WHAT NEEDS TO BE DONE: Leave out the pictures, and write out exactly the lines from the beginning of the material to the line holding "l2, = ax.plot(p50, s50, color='#111111', lw=1.1, zorder=3)", that line included, and nothing else.

---------- RECORD EXTRACTS

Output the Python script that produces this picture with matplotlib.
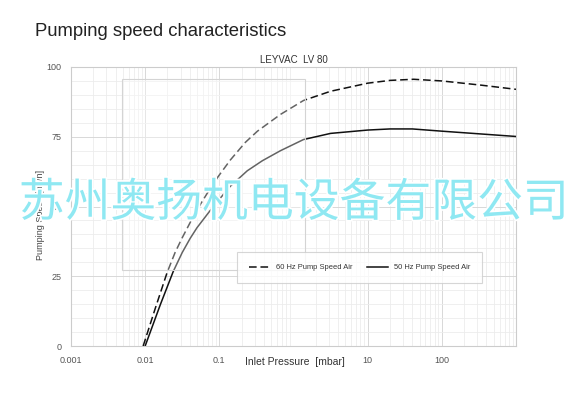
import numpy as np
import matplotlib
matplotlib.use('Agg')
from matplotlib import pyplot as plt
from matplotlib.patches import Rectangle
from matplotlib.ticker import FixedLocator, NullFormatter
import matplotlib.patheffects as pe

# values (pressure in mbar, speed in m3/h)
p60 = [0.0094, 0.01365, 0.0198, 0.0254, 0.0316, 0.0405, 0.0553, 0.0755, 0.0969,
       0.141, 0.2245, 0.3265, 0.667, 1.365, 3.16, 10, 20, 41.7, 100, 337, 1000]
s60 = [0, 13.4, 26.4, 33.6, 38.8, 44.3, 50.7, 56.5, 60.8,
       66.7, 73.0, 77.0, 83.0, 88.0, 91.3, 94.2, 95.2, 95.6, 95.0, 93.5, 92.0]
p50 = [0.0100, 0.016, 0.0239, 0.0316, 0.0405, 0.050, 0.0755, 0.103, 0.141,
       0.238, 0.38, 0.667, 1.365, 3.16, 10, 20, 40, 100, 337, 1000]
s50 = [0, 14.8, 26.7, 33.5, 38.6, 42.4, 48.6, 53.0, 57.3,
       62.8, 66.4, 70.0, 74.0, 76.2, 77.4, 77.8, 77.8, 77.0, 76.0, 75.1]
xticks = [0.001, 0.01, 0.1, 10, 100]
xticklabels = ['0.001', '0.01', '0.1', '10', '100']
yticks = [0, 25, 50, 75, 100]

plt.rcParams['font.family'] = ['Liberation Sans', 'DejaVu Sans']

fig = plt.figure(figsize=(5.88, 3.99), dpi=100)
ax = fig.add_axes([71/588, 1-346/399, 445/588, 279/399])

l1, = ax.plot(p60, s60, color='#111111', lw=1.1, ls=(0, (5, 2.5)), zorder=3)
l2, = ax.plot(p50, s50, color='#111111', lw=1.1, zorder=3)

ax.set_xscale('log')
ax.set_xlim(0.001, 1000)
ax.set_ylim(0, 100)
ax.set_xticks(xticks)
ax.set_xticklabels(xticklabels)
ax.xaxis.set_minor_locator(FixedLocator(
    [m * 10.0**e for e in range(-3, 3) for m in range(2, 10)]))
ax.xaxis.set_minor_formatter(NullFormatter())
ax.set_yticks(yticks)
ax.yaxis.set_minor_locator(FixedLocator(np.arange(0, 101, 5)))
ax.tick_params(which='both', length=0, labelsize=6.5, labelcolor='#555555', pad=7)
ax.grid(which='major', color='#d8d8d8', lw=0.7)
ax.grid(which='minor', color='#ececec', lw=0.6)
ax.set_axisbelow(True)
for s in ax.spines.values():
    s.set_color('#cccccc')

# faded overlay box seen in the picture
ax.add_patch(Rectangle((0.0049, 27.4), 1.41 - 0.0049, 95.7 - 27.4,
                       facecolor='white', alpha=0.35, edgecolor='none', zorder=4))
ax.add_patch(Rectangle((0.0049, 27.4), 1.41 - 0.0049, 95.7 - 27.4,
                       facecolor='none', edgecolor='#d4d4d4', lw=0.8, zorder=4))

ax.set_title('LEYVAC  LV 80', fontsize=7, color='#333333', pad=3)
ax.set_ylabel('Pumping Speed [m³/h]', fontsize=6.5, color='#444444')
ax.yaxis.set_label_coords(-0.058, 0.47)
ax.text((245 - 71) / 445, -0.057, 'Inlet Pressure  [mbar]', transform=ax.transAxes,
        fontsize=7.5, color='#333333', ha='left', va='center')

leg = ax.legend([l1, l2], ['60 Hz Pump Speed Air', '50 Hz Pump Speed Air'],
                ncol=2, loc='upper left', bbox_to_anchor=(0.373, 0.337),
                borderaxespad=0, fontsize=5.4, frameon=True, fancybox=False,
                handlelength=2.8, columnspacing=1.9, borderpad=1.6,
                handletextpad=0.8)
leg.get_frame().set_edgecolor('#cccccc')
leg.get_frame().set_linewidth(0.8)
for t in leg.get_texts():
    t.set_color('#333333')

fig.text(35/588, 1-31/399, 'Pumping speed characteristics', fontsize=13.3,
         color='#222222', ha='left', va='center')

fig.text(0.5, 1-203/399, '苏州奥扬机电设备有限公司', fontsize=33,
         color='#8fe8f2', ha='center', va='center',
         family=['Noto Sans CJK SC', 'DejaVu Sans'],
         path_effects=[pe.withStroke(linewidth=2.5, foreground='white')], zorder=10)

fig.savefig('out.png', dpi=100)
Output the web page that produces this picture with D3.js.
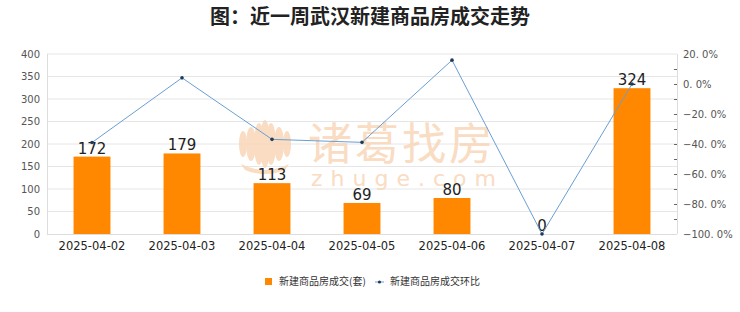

--------------------

ANSWER TO THE EXERCISE:
Output the Python script that produces this picture with matplotlib.
import numpy as np
import matplotlib
matplotlib.use('Agg')
from matplotlib import pyplot as plt
from matplotlib.patches import Rectangle
from matplotlib.ticker import FixedLocator, NullFormatter
import matplotlib.patheffects as pe

# values (pressure in mbar, speed in m3/h)
p60 = [0.0094, 0.01365, 0.0198, 0.0254, 0.0316, 0.0405, 0.0553, 0.0755, 0.0969,
       0.141, 0.2245, 0.3265, 0.667, 1.365, 3.16, 10, 20, 41.7, 100, 337, 1000]
s60 = [0, 13.4, 26.4, 33.6, 38.8, 44.3, 50.7, 56.5, 60.8,
       66.7, 73.0, 77.0, 83.0, 88.0, 91.3, 94.2, 95.2, 95.6, 95.0, 93.5, 92.0]
p50 = [0.0100, 0.016, 0.0239, 0.0316, 0.0405, 0.050, 0.0755, 0.103, 0.141,
       0.238, 0.38, 0.667, 1.365, 3.16, 10, 20, 40, 100, 337, 1000]
s50 = [0, 14.8, 26.7, 33.5, 38.6, 42.4, 48.6, 53.0, 57.3,
       62.8, 66.4, 70.0, 74.0, 76.2, 77.4, 77.8, 77.8, 77.0, 76.0, 75.1]
xticks = [0.001, 0.01, 0.1, 10, 100]
xticklabels = ['0.001', '0.01', '0.1', '10', '100']
yticks = [0, 25, 50, 75, 100]

plt.rcParams['font.family'] = ['Liberation Sans', 'DejaVu Sans']

fig = plt.figure(figsize=(5.88, 3.99), dpi=100)
ax = fig.add_axes([71/588, 1-346/399, 445/588, 279/399])

l1, = ax.plot(p60, s60, color='#111111', lw=1.1, ls=(0, (5, 2.5)), zorder=3)
l2, = ax.plot(p50, s50, color='#111111', lw=1.1, zorder=3)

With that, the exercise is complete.